Provided entries:
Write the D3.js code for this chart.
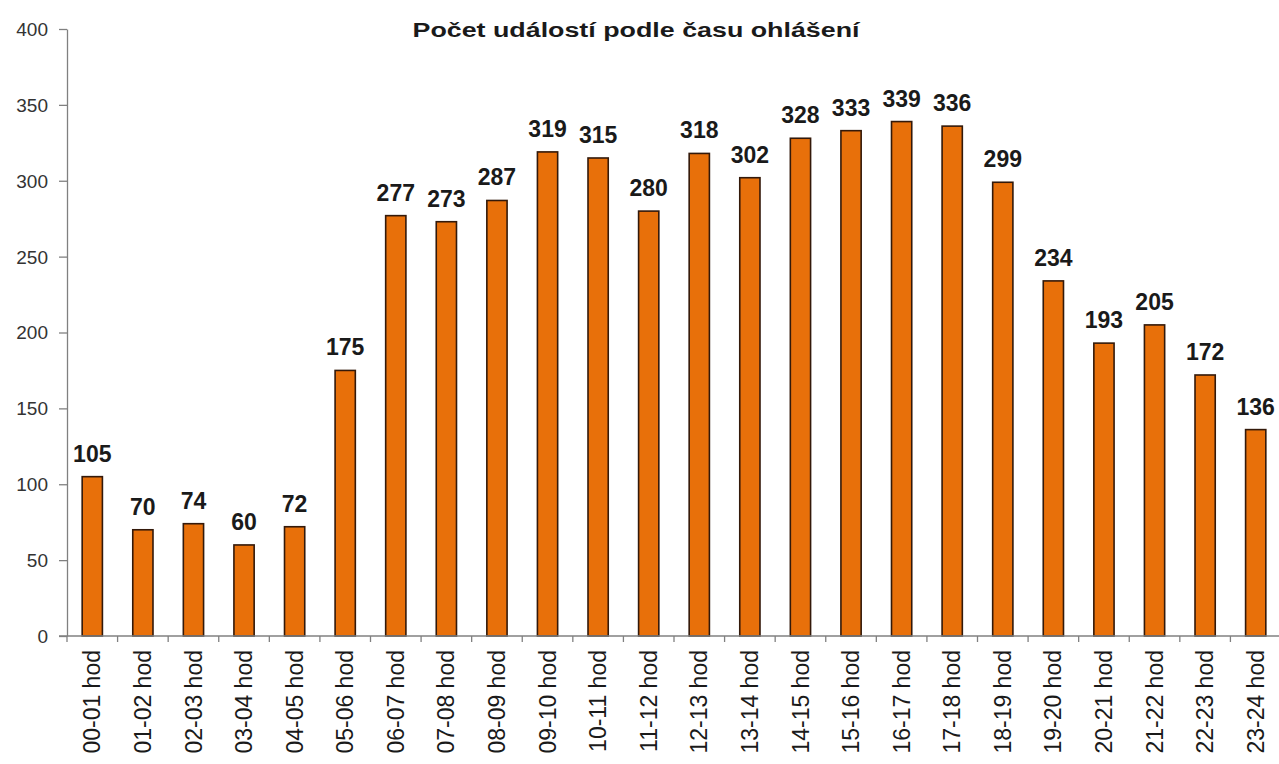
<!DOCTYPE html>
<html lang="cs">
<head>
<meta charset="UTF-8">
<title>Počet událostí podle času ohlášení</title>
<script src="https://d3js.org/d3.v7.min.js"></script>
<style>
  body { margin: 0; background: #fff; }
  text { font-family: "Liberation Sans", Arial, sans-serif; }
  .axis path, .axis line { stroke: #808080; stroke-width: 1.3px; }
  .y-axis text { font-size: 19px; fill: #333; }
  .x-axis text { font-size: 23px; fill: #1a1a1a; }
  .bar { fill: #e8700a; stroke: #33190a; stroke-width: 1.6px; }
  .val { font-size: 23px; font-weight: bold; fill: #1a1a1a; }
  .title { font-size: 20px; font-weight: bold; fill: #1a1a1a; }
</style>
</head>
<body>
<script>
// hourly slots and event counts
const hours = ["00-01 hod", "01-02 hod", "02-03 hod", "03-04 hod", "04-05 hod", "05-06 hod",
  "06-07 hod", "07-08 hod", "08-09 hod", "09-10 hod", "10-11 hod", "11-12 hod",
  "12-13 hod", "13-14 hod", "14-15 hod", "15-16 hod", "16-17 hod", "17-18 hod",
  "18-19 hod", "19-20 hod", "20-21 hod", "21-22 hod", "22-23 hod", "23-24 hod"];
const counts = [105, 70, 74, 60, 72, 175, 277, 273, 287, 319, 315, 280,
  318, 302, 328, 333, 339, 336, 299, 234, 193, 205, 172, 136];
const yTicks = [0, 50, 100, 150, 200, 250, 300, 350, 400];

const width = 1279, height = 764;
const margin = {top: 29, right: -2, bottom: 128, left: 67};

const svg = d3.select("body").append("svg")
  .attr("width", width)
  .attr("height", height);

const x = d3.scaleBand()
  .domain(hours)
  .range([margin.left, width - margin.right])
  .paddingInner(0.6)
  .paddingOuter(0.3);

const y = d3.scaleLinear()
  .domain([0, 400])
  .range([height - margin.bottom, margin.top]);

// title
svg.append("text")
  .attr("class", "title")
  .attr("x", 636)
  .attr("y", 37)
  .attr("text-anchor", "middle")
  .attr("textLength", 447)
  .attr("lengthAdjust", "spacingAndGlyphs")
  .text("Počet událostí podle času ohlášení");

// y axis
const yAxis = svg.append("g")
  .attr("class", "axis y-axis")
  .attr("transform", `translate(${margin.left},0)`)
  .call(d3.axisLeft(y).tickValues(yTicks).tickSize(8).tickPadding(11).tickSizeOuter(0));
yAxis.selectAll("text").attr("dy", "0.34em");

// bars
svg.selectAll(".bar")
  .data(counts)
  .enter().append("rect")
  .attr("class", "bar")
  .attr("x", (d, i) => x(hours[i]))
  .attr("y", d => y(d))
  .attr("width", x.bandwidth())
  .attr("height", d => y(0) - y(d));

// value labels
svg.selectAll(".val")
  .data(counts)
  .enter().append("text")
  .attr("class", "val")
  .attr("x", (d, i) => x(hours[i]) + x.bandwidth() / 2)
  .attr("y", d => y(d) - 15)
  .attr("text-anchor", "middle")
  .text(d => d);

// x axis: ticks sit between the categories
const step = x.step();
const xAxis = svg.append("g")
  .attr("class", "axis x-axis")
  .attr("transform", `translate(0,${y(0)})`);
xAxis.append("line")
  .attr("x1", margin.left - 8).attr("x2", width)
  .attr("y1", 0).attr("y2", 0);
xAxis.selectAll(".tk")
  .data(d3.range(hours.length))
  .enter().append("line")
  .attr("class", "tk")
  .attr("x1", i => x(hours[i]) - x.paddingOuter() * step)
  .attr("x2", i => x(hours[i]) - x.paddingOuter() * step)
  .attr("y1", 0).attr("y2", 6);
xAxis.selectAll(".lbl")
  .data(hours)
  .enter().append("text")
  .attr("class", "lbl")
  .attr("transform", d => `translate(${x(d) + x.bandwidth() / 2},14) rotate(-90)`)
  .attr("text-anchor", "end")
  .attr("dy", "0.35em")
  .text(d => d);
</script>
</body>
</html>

---

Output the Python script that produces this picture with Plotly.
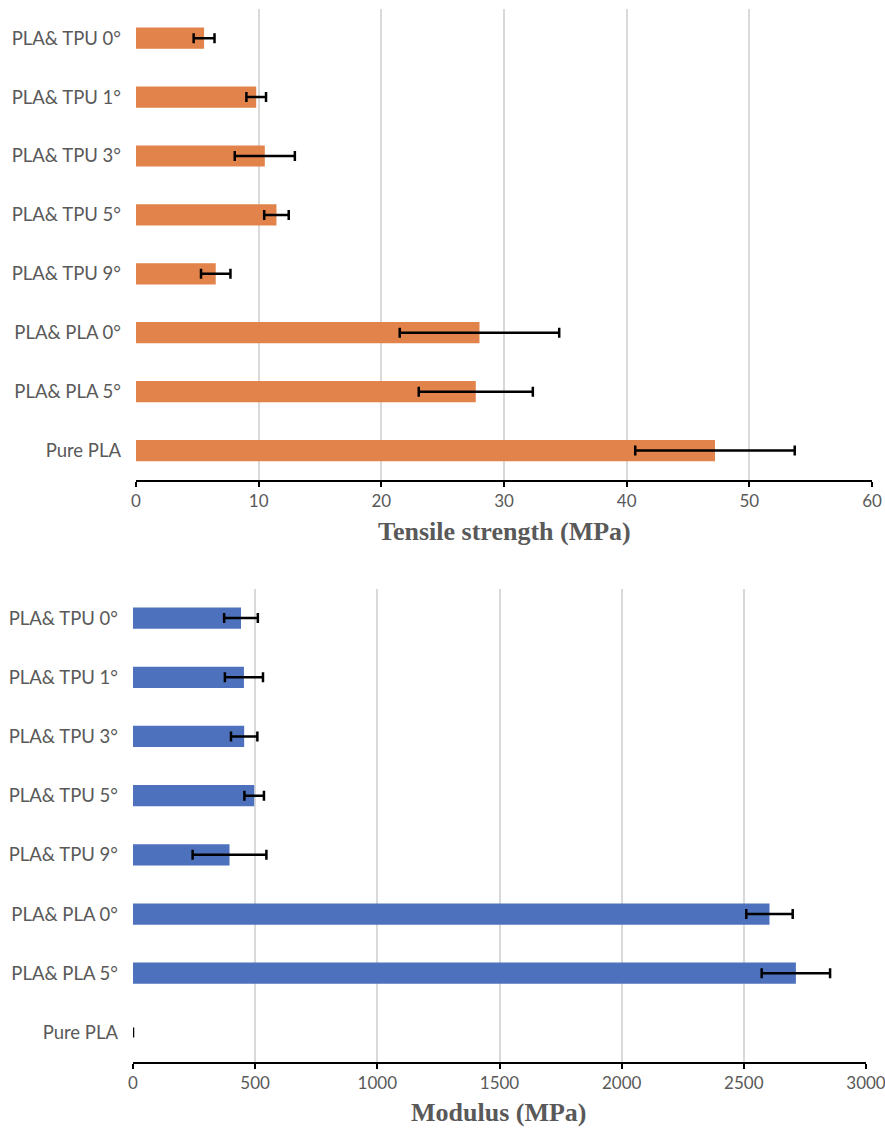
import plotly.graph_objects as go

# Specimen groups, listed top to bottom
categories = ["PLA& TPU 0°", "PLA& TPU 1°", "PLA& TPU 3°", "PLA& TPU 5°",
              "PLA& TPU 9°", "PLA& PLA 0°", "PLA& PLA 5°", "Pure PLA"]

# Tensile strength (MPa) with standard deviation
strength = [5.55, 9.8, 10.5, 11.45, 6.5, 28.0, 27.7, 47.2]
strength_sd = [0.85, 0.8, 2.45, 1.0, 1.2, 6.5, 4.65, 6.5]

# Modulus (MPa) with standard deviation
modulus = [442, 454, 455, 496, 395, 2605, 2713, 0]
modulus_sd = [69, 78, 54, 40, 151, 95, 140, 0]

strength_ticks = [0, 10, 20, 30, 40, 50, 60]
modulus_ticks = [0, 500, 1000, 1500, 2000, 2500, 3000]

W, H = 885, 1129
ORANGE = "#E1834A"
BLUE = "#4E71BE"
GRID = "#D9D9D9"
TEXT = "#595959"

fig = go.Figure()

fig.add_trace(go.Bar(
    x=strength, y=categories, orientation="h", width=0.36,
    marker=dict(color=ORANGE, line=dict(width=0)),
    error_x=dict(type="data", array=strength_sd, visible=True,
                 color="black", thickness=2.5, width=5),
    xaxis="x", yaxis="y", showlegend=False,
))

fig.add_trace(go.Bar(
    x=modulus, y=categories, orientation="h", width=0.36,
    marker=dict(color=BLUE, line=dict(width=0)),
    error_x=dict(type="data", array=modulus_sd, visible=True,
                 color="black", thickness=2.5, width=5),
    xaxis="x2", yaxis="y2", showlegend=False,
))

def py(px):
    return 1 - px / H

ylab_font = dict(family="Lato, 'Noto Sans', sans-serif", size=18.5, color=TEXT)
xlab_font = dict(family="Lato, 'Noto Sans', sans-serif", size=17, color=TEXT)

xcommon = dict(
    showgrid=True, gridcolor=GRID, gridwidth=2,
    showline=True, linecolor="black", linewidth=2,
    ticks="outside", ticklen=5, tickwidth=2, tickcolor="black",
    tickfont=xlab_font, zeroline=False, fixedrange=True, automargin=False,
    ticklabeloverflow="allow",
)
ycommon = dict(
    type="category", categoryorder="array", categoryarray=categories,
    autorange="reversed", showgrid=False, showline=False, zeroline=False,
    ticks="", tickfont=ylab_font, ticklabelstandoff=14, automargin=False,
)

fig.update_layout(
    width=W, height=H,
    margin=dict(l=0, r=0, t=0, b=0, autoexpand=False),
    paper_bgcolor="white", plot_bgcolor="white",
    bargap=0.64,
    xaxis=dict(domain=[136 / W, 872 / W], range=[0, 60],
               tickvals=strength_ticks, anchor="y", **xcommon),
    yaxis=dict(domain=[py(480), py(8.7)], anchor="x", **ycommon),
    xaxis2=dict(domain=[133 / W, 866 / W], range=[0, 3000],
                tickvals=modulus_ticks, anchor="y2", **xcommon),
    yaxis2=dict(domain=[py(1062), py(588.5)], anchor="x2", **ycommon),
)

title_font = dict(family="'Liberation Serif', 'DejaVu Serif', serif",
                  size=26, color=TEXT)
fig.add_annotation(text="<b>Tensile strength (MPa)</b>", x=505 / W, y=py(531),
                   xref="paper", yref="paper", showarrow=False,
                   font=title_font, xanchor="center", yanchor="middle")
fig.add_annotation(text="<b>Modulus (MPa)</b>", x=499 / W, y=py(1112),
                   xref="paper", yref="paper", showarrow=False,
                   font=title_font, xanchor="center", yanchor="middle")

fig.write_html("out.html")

Work to be completed:
The required output is the number of lines containing the word "this", and nothing besides.

Full answer:
2